Chipotle Ranch Taco Salad
- Prep Time 20 minutes
- Cook Time 10 minutes
Ingredients Serving Size: 4
- 6 corn tortillas, cut into thin strips
- 3/4 lb. lean ground beef
- 1/2 tsp. ground chipotle chile powder, divided
- 1 can (15.5 oz.) low sodium red kidney beans, rinsed and drained
- 1/2 cup Wish-Bone® Ranch Dressing, divided
- 8 cups torn romaine lettuce leaves
- 2 medium tomatoes, chopped
- 1/2 cup chopped red onion
- 1/2 cup cup shredded low fat cheddar cheese(about 2 oz.)
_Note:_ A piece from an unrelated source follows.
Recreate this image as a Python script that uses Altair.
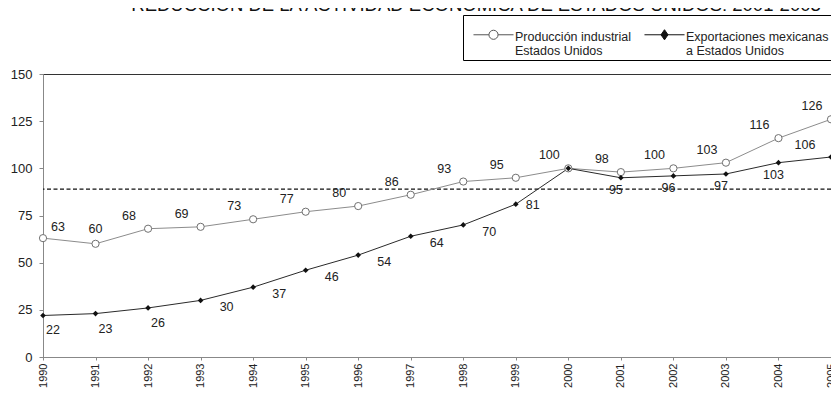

- Preheat oven to 400°. Arrange tortilla strips on baking sheet. Bake, stirring twice, until crisp, about 10 minutes. Reserve handful of tortillas for garnish.
- Meanwhile, brown ground beef with 1/4 teaspoon chile powder in 12-inch nonstick skillet over medium-high heat. Remove skillet from heat, then stir in beans and 1/4 cup Wish-Bone® Ranch Dressing; set aside to cool.
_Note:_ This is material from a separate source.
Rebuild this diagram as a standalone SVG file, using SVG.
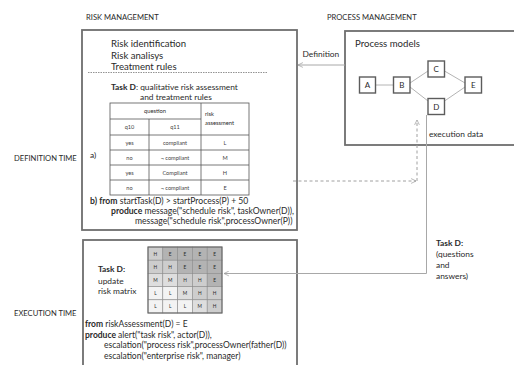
<svg xmlns="http://www.w3.org/2000/svg" width="514" height="365" viewBox="0 0 514 365">
  <defs>
    <style>
      text { font-family: Lato, "Liberation Sans", Arial, sans-serif; fill: #2a2a2a; }
      .cap { font-size: 7.6px; }
      .body { font-size: 9.6px; }
      .code { font-size: 8.6px; }
      .exec { font-size: 8.5px; }
      .small { font-size: 8.4px; }
      .tiny { font-size: 5.8px; text-anchor: middle; }
      .cell { font-size: 5.6px; text-anchor: middle; fill: #444; }
      .b { font-weight: bold; }
      .frame { fill: #fff; stroke: #6e6e6e; stroke-width: 1.8; }
      .node rect { fill: #fff; stroke: #5c5c5c; stroke-width: 1.4; }
      .node text { font-size: 8px; text-anchor: middle; }
      .grid { fill: none; stroke: #555; stroke-width: 0.8; }
      .flow { fill: none; stroke: #a8a8a8; stroke-width: 1; }
      .dash { fill: none; stroke: #a0a0a0; stroke-width: 1; stroke-dasharray: 3 2.5; }
      .edge { fill: none; stroke: #b4b4b4; stroke-width: 1; }
      .E { fill: #b3b3b3; } .H { fill: #cdcdcd; } .M { fill: #dedede; } .L { fill: #f3f3f3; }
      .mx { stroke: #8c8c8c; stroke-width: 0.6; }
    </style>
    <marker id="open" viewBox="0 0 8 8" refX="7.5" refY="4" markerWidth="6" markerHeight="6" orient="auto" markerUnits="userSpaceOnUse">
      <path d="M1,0.8 L7.5,4 L1,7.2" fill="none" stroke="#a0a0a0" stroke-width="1"/>
    </marker>
  </defs>

  <rect width="514" height="365" fill="#fff"/>

  <!-- section headings -->
  <text class="cap" x="86" y="20">RISK MANAGEMENT</text>
  <text class="cap" x="327" y="20">PROCESS MANAGEMENT</text>
  <text class="cap" x="14" y="161">DEFINITION TIME</text>
  <text class="cap" x="14" y="316">EXECUTION TIME</text>

  <!-- risk definition panel -->
  <g id="risk-definition">
    <rect class="frame" x="82" y="30" width="215" height="200"/>
    <text class="body" x="111" y="47">Risk identification</text>
    <text class="body" x="111" y="58.5">Risk analisys</text>
    <text class="body" x="111" y="69.5">Treatment rules</text>
    <line x1="88" y1="72.5" x2="267" y2="72.5" stroke="#777" stroke-width="0.8" stroke-dasharray="1.5 1"/>
    <text class="small" x="111" y="89.5"><tspan class="b">Task D</tspan>: qualitative risk  assessment</text>
    <text class="small" x="140" y="100">and treatment rules</text>

    <!-- a) rule table -->
    <g id="rule-table">
      <rect class="grid" x="110" y="103" width="139" height="92"/>
      <line class="grid" x1="110" y1="119" x2="201" y2="119"/>
      <line class="grid" x1="110" y1="135" x2="249" y2="135"/>
      <line class="grid" x1="110" y1="150" x2="249" y2="150"/>
      <line class="grid" x1="110" y1="165" x2="249" y2="165"/>
      <line class="grid" x1="110" y1="180" x2="249" y2="180"/>
      <line class="grid" x1="149" y1="119" x2="149" y2="195"/>
      <line class="grid" x1="201" y1="103" x2="201" y2="195"/>
      <text class="tiny" x="155" y="113">question</text>
      <text class="tiny" x="205" y="116" style="text-anchor:start">risk</text>
      <text class="tiny" x="205" y="125" style="text-anchor:start">assessment</text>
      <text class="cell" x="129.5" y="129">q10</text>
      <text class="cell" x="175" y="129">q11</text>
      <text class="cell" x="129.5" y="144.5">yes</text>
      <text class="cell" x="175" y="144.5">compliant</text>
      <text class="cell" x="225" y="144.5">L</text>
      <text class="cell" x="129.5" y="159.5">no</text>
      <text class="cell" x="175" y="159.5">¬ compliant</text>
      <text class="cell" x="225" y="159.5">M</text>
      <text class="cell" x="129.5" y="174.5">yes</text>
      <text class="cell" x="175" y="174.5">Compliant</text>
      <text class="cell" x="225" y="174.5">H</text>
      <text class="cell" x="129.5" y="189.5">no</text>
      <text class="cell" x="175" y="189.5">¬ compliant</text>
      <text class="cell" x="225" y="189.5">E</text>
    </g>
    <text class="small" x="90" y="158">a)</text>

    <!-- b) trigger rule -->
    <text class="code" x="90" y="204"><tspan class="b">b)</tspan>  <tspan class="b">from</tspan> startTask(D) &gt; startProcess(P) + 50</text>
    <text class="code" x="111" y="214"><tspan class="b">produce</tspan>  message("schedule risk", taskOwner(D)),</text>
    <text class="code" x="135" y="223.5">message("schedule risk",processOwner(P))</text>
  </g>

  <!-- risk execution panel -->
  <g id="risk-execution">
    <rect class="frame" x="83" y="240" width="214" height="130"/>
    <text class="small b" x="98" y="271.5">Task D:</text>
    <text class="small" x="98" y="283.5">update</text>
    <text class="small" x="98" y="294">risk matrix</text>

    <g id="risk-matrix">
      <rect class="H mx" x="148" y="247" width="14.8" height="13.2"/>
      <rect class="E mx" x="162.8" y="247" width="14.8" height="13.2"/>
      <rect class="E mx" x="177.6" y="247" width="14.8" height="13.2"/>
      <rect class="E mx" x="192.4" y="247" width="14.8" height="13.2"/>
      <rect class="E mx" x="207.2" y="247" width="14.8" height="13.2"/>
      <rect class="H mx" x="148" y="260.2" width="14.8" height="13.2"/>
      <rect class="H mx" x="162.8" y="260.2" width="14.8" height="13.2"/>
      <rect class="E mx" x="177.6" y="260.2" width="14.8" height="13.2"/>
      <rect class="E mx" x="192.4" y="260.2" width="14.8" height="13.2"/>
      <rect class="E mx" x="207.2" y="260.2" width="14.8" height="13.2"/>
      <rect class="M mx" x="148" y="273.4" width="14.8" height="13.2"/>
      <rect class="M mx" x="162.8" y="273.4" width="14.8" height="13.2"/>
      <rect class="H mx" x="177.6" y="273.4" width="14.8" height="13.2"/>
      <rect class="H mx" x="192.4" y="273.4" width="14.8" height="13.2"/>
      <rect class="E mx" x="207.2" y="273.4" width="14.8" height="13.2"/>
      <rect class="L mx" x="148" y="286.6" width="14.8" height="13.2"/>
      <rect class="L mx" x="162.8" y="286.6" width="14.8" height="13.2"/>
      <rect class="M mx" x="177.6" y="286.6" width="14.8" height="13.2"/>
      <rect class="H mx" x="192.4" y="286.6" width="14.8" height="13.2"/>
      <rect class="H mx" x="207.2" y="286.6" width="14.8" height="13.2"/>
      <rect class="L mx" x="148" y="299.8" width="14.8" height="13.2"/>
      <rect class="L mx" x="162.8" y="299.8" width="14.8" height="13.2"/>
      <rect class="L mx" x="177.6" y="299.8" width="14.8" height="13.2"/>
      <rect class="M mx" x="192.4" y="299.8" width="14.8" height="13.2"/>
      <rect class="H mx" x="207.2" y="299.8" width="14.8" height="13.2"/>
      <rect x="148" y="247" width="74" height="66" fill="none" stroke="#666" stroke-width="1.1"/>
      <g class="cell" style="font-size:4.8px">
        <text x="155.4" y="255.5">H</text><text x="170.2" y="255.5">E</text><text x="185" y="255.5">E</text><text x="199.8" y="255.5">E</text><text x="214.6" y="255.5">E</text>
        <text x="155.4" y="268.7">H</text><text x="170.2" y="268.7">H</text><text x="185" y="268.7">E</text><text x="199.8" y="268.7">E</text><text x="214.6" y="268.7">E</text>
        <text x="155.4" y="281.9">M</text><text x="170.2" y="281.9">M</text><text x="185" y="281.9">H</text><text x="199.8" y="281.9">H</text><text x="214.6" y="281.9">E</text>
        <text x="155.4" y="295.1">L</text><text x="170.2" y="295.1">L</text><text x="185" y="295.1">M</text><text x="199.8" y="295.1">H</text><text x="214.6" y="295.1">H</text>
        <text x="155.4" y="308.3">L</text><text x="170.2" y="308.3">L</text><text x="185" y="308.3">L</text><text x="199.8" y="308.3">M</text><text x="214.6" y="308.3">H</text>
      </g>
    </g>

    <text class="exec" x="85" y="327"><tspan class="b">from</tspan> riskAssessment(D) = E</text>
    <text class="exec" x="85" y="337.5"><tspan class="b">produce</tspan>  alert("task risk", actor(D)),</text>
    <text class="exec" x="104" y="348">escalation("process risk",processOwner(father(D))</text>
    <text class="exec" x="104" y="358.5">escalation("enterprise risk", manager)</text>
  </g>

  <!-- process models panel -->
  <g id="process-models">
    <rect class="frame" x="345" y="31" width="180" height="114"/>
    <text class="body" x="355" y="46.5">Process models</text>
    <g id="edges-process">
      <line class="edge" x1="375.5" y1="85" x2="393.5" y2="85"/>
      <line class="edge" x1="410" y1="83" x2="428" y2="71"/>
      <line class="edge" x1="410" y1="87" x2="428" y2="101"/>
      <line class="edge" x1="444.5" y1="71" x2="465" y2="83"/>
      <line class="edge" x1="444.5" y1="101" x2="465" y2="87"/>
    </g>
    <g id="node-A" class="node"><rect x="359.5" y="77" width="16" height="16"/><text x="367.5" y="88">A</text></g>
    <g id="node-B" class="node"><rect x="393.5" y="77" width="16.5" height="16"/><text x="401.8" y="88">B</text></g>
    <g id="node-C" class="node"><rect x="428" y="61" width="16.5" height="16"/><text x="436.2" y="72">C</text></g>
    <g id="node-D" class="node"><rect x="428" y="98.5" width="16.5" height="16"/><text x="436.2" y="109.5">D</text></g>
    <g id="node-E" class="node"><rect x="465" y="77" width="16.5" height="16"/><text x="473.2" y="88">E</text></g>
    <text class="small" x="429" y="136.5">execution data</text>
  </g>

  <!-- connectors -->
  <g id="connectors">
    <line class="flow" x1="345" y1="65" x2="298" y2="65" marker-end="url(#open)"/>
    <text class="small" x="302.5" y="57">Definition</text>
    <path class="flow" d="M426.5,115 V273.5 H224" marker-end="url(#open)" stroke="#9a9a9a"/>
    <path class="dash" d="M293,181 H416" marker-end="url(#open)"/>
    <path class="dash" d="M417,181 V120" marker-end="url(#open)"/>
    <text class="small b" x="436" y="246">Task D:</text>
    <text class="small" x="436" y="257.3">(questions</text>
    <text class="small" x="436" y="268.3">and</text>
    <text class="small" x="436" y="279">answers)</text>
  </g>
</svg>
- Layer 3 cups lettuce, 1/3 of the tomato and onion and 1/2 of the beef mixture in trifle dish or deep glass bowl. Sprinkle with 1/2 of the tortilla strips and 1/2 of the cheese; repeat layers. Top with remaining 2 cups lettuce, remaining tomatoes, onion and cheese. Sprinkle with reserved tortilla strips.
- Combine remaining 1/4 teaspoon chile powder with remaining 1/4 cup Dressing and serve with salad.